さて、日銀、FRB、それぞれが金融政策決定会合を開催したのですが、議長や総裁から聞こえてくる言葉は不確定とか不確実という言葉でした。政策を担う政権は司令塔、管制塔であり、経済をどのようにしたいのか、大枠の目標設定をするので目的地を決め、どの高度で飛行するのか決めます。中銀はパイロットでその方針を尊重しながら適度なインフレ率と適温の雇用状況が維持できるよう操縦するわけです。ところが今、操縦かんを握るパイロットが「視界不良、よく見えないぞ」と言っているわけで、特に今は「関税の嵐」を通過中というわけです。

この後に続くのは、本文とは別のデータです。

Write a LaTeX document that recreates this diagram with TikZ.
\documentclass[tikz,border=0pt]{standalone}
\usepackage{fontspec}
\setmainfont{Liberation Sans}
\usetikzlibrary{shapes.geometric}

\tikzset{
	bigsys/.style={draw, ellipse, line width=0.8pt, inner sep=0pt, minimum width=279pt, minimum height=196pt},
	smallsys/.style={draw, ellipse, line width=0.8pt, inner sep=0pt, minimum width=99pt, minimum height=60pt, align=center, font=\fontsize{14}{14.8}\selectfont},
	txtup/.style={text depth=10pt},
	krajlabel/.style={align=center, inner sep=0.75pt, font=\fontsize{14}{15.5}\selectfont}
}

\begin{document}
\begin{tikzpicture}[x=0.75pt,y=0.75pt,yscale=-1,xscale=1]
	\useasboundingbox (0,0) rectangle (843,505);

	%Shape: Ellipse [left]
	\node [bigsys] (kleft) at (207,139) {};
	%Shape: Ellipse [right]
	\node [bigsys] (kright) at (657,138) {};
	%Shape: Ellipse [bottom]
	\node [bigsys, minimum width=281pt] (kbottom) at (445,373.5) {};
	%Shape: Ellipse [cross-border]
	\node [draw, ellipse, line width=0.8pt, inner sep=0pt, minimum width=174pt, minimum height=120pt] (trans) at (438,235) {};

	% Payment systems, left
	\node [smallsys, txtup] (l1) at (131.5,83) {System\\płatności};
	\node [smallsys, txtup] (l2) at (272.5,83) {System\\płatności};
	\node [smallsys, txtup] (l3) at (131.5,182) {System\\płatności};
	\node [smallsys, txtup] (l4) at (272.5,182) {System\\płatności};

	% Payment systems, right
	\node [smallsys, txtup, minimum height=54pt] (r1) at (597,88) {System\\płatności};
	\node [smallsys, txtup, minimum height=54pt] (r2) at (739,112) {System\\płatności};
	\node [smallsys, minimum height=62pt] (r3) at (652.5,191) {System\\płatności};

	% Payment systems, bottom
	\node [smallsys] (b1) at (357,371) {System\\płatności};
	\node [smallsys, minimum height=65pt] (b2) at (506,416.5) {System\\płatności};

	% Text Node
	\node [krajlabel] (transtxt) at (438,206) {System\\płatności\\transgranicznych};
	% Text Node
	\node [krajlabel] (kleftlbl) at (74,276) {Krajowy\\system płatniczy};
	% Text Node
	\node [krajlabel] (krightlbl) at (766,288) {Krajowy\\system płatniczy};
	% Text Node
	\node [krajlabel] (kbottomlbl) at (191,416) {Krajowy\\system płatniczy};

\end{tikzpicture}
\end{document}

トランプ関税というトリガーは確かにあります。特に4月2日の「相互関税」が最大のイベントとなります。それを受けてアメリカ経済をはじめ、世界経済にどのような影響が及ぶか金融、経済の頭脳たちでさえ読みにくいわけです。ただそれ以外に欧州へのエネルギー供給のかなめであるロシアの動き、このところ外向きの発言が少なくなった中国経済の動向は時代の変化を感じないわけにはいきません。

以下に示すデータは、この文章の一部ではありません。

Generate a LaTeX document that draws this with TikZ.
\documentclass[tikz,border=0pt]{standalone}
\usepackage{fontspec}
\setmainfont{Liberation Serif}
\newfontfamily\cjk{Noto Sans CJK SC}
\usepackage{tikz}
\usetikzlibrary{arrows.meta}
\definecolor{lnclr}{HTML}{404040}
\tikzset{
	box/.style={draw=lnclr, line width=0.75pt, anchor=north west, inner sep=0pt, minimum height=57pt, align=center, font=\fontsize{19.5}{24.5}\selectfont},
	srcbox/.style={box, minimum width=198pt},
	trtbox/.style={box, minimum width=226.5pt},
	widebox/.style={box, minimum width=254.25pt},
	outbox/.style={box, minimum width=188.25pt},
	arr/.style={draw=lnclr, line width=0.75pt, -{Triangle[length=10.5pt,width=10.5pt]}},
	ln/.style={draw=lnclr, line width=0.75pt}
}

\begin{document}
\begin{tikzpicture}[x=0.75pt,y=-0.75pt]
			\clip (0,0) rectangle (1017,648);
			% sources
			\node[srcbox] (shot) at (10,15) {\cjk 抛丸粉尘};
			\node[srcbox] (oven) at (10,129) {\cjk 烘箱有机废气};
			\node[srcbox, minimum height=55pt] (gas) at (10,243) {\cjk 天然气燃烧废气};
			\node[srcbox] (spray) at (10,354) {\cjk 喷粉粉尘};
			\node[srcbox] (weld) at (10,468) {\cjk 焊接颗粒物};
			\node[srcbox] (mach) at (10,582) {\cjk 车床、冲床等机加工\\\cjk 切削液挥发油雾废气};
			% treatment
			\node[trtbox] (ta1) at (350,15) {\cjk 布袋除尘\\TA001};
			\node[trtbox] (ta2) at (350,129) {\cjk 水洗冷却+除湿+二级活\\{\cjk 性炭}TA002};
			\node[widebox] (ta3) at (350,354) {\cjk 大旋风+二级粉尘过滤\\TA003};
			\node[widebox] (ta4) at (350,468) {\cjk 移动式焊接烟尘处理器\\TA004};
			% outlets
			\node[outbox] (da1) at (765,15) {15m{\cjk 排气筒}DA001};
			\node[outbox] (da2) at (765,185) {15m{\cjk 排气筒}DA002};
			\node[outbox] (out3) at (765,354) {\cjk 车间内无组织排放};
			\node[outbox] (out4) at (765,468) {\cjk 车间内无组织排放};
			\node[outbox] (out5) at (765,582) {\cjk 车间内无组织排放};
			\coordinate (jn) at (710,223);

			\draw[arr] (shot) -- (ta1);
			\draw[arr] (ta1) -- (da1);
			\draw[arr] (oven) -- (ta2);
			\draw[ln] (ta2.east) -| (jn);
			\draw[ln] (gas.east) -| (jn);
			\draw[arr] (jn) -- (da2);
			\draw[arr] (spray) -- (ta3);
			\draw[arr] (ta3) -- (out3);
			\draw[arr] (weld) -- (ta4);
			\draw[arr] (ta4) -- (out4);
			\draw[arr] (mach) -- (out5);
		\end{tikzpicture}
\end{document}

また新技術に対する市場の「吸収力」も踊り場を迎えています。EVの行方、海上風力発電の苦戦、小型原発(SMR)の普及の可能性、AIの功罪、更には低軌道衛星による技術革新があり、今後はITに革命的変化を及ぼす量子コンピューティングの開発が控えています。これら技術革新によって既存のビジネス体系が創造的破壊を繰り返すわけでどの分野にどのようなインパクトがあるのか、予見するのが困難なこともあるでしょう。

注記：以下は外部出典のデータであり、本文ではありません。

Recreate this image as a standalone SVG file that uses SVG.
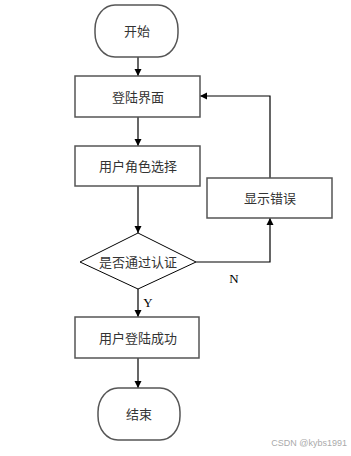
<svg xmlns="http://www.w3.org/2000/svg" width="351" height="456" viewBox="0 0 351 456">
<defs>
<marker id="ah" viewBox="0 0 10 10" refX="10" refY="5" markerWidth="7" markerHeight="9" markerUnits="userSpaceOnUse" orient="auto">
<path d="M0,0 L10,5 L0,10 z" fill="#000"/>
</marker>
<style>
.shape{fill:#fff;stroke:#555;stroke-width:1.5}
.lbl{font-family:"Liberation Serif","Noto Sans CJK SC",serif;font-size:13px;fill:#333;text-anchor:middle;dominant-baseline:central}
.yn{font-family:"Liberation Serif",serif;font-size:13px;fill:#000;text-anchor:middle;dominant-baseline:central}
.edge{fill:none;stroke:#000;stroke-width:1.2;marker-end:url(#ah)}
</style>
</defs>
<rect width="351" height="456" fill="#fff"/>
<g id="connectors">
<line class="edge" x1="138" y1="57" x2="138" y2="76"/>
<line class="edge" x1="138" y1="117" x2="138" y2="146"/>
<line class="edge" x1="138" y1="186" x2="138" y2="233"/>
<line class="edge" x1="138" y1="289" x2="138" y2="317"/>
<line class="edge" x1="138" y1="358" x2="138" y2="388"/>
<polyline class="edge" points="196,262 270,262 270,218"/>
<polyline class="edge" points="270,178 270,96 200,96"/>
<text class="yn" x="148" y="302">Y</text>
<text class="yn" x="234" y="278">N</text>
</g>
<g id="start">
<rect class="shape" x="95" y="5" width="83" height="52" rx="20" ry="24"/>
<text class="lbl" x="137" y="31">开始</text>
</g>
<g id="login">
<rect class="shape" x="75" y="76" width="125" height="41"/>
<text class="lbl" x="138" y="97">登陆界面</text>
</g>
<g id="role">
<rect class="shape" x="75" y="146" width="125" height="40"/>
<text class="lbl" x="138" y="166">用户角色选择</text>
</g>
<g id="check">
<polygon class="shape" points="138,233 196,262 138,289 80,262" style="stroke:#000;stroke-width:1"/>
<text class="lbl" x="138" y="262">是否通过认证</text>
</g>
<g id="error">
<rect class="shape" x="207" y="178" width="125" height="40"/>
<text class="lbl" x="270" y="198">显示错误</text>
</g>
<g id="success">
<rect class="shape" x="75" y="317" width="124" height="41"/>
<text class="lbl" x="138" y="338">用户登陆成功</text>
</g>
<g id="end">
<rect class="shape" x="98" y="388" width="82" height="52" rx="20" ry="24"/>
<text class="lbl" x="139" y="414">结束</text>
</g>
<text x="347" y="446" style="font-family:'Liberation Sans',sans-serif;font-size:9px;fill:#aaa;text-anchor:end">CSDN @kybs1991</text>
</svg>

これらの動きに関して最も正直なのは投資家であり、その総体である株式市場の動きはある程度の方向性を示すと言えます。不思議にも3月4日にカナダ、メキシコ、中国にトランプ関税が発動され、その事実を市場が吸収した3月11-13日を底に市場の動きは比較的引き締まってきており、明らかにマネーが市場に戻ってきているように見えます。カナダの株式指標であるTSXは市場最高値まで3.6%まで戻しており、51番目の州とか、25%の関税というネガティブなイメージと市場の動きが正反対であることは特筆すべき点であります。